__Instructions to follow__.
Where a line holds "this", copy it.

── Dataset ──

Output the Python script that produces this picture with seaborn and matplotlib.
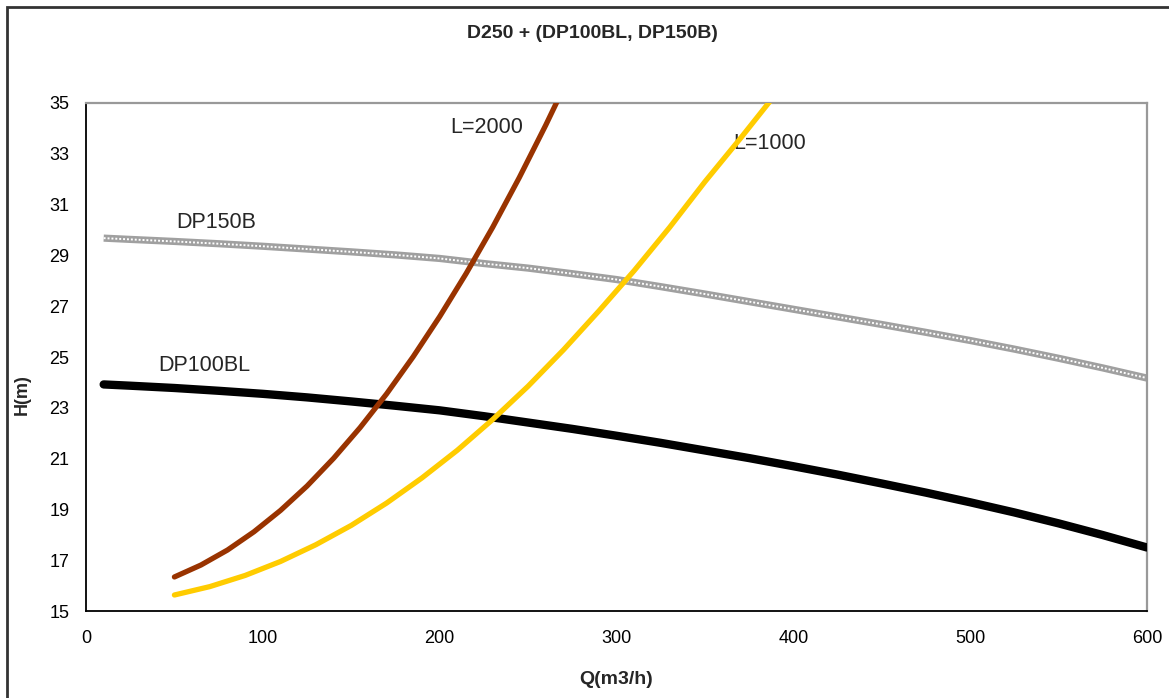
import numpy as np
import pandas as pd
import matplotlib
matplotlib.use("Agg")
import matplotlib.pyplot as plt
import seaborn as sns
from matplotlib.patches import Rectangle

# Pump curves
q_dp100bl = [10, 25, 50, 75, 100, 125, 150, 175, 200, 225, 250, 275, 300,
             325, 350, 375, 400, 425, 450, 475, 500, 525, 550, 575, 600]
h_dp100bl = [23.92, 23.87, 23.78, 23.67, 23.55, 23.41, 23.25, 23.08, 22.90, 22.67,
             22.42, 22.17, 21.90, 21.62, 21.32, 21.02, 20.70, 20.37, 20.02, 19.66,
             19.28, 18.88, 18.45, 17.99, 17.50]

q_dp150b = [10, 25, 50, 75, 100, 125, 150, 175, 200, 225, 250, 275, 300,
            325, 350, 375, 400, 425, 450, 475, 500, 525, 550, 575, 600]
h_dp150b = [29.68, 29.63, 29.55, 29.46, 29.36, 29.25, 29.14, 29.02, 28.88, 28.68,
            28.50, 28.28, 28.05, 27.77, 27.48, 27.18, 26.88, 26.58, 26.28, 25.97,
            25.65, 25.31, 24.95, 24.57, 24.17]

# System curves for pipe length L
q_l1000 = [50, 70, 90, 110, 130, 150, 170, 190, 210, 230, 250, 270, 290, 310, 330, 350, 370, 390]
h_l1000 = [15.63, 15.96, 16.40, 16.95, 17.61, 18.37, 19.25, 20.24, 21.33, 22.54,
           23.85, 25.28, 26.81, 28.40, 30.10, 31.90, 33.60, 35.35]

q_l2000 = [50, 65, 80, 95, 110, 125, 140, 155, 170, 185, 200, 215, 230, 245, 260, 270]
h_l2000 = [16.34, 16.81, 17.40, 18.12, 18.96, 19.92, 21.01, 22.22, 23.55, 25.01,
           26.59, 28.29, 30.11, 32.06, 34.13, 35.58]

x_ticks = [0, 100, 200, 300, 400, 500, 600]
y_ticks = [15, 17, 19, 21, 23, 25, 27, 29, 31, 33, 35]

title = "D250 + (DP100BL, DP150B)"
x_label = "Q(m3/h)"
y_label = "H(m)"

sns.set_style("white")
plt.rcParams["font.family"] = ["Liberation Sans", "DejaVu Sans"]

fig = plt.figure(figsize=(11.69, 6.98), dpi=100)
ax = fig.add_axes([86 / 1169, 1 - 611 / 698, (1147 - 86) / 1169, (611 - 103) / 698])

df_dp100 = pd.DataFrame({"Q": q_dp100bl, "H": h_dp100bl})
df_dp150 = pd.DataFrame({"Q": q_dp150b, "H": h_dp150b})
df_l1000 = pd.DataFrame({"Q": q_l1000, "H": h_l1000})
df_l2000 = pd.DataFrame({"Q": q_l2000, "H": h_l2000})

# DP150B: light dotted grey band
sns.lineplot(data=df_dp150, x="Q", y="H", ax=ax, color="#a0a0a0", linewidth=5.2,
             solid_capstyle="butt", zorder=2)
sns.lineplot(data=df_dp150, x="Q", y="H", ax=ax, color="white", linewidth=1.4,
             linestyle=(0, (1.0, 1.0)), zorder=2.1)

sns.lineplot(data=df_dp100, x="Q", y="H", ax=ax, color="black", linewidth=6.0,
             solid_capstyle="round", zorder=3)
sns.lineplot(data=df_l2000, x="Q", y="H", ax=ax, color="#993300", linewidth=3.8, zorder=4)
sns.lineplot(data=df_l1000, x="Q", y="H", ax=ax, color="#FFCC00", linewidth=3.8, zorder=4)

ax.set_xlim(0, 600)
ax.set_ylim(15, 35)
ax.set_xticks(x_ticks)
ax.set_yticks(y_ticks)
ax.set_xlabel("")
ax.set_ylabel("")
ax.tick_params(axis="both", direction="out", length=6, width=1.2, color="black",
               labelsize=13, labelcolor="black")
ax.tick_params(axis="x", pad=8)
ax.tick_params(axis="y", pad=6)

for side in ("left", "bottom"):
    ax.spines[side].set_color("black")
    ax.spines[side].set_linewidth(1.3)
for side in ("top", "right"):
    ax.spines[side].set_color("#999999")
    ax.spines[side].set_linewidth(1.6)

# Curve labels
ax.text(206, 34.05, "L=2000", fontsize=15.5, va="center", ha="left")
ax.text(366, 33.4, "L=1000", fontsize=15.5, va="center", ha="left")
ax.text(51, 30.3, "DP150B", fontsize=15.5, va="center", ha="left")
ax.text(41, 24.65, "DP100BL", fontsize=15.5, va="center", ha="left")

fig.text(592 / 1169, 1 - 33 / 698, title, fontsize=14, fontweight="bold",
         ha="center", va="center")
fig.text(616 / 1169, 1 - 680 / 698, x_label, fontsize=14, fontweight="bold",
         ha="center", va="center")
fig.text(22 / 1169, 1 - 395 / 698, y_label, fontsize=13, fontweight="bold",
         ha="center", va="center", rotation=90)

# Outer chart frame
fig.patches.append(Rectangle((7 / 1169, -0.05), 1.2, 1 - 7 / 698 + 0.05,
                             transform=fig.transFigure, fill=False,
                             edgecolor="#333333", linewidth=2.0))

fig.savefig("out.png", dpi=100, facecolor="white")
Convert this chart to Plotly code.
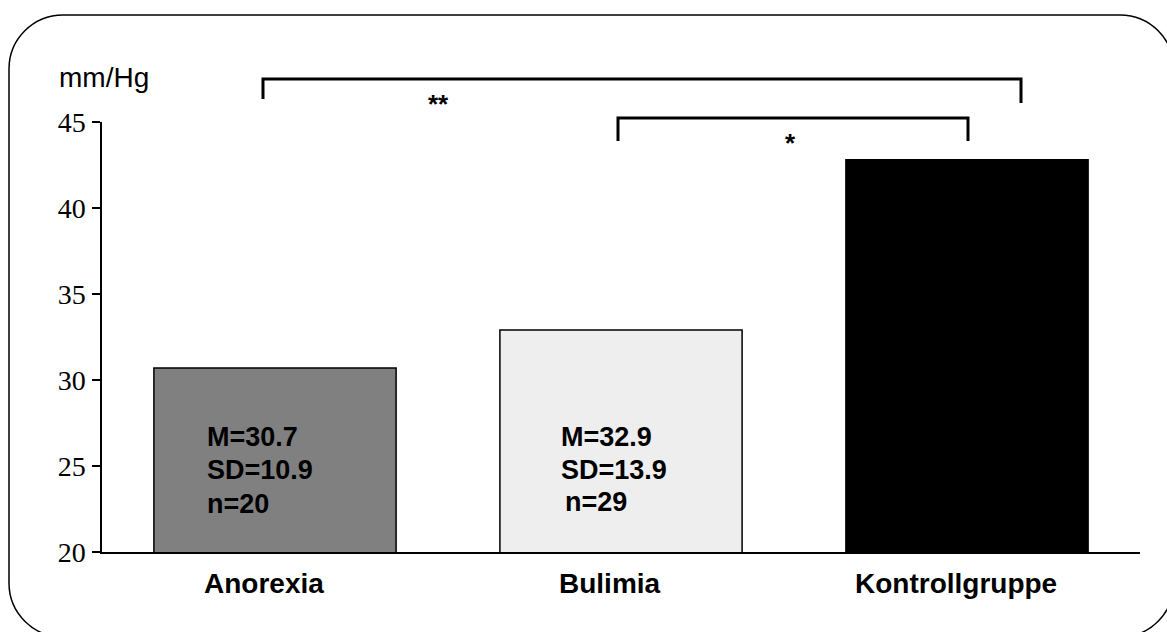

───

__The completed task__.
Output the Python script that produces this picture with seaborn and matplotlib.
Convert this chart to Plotly code.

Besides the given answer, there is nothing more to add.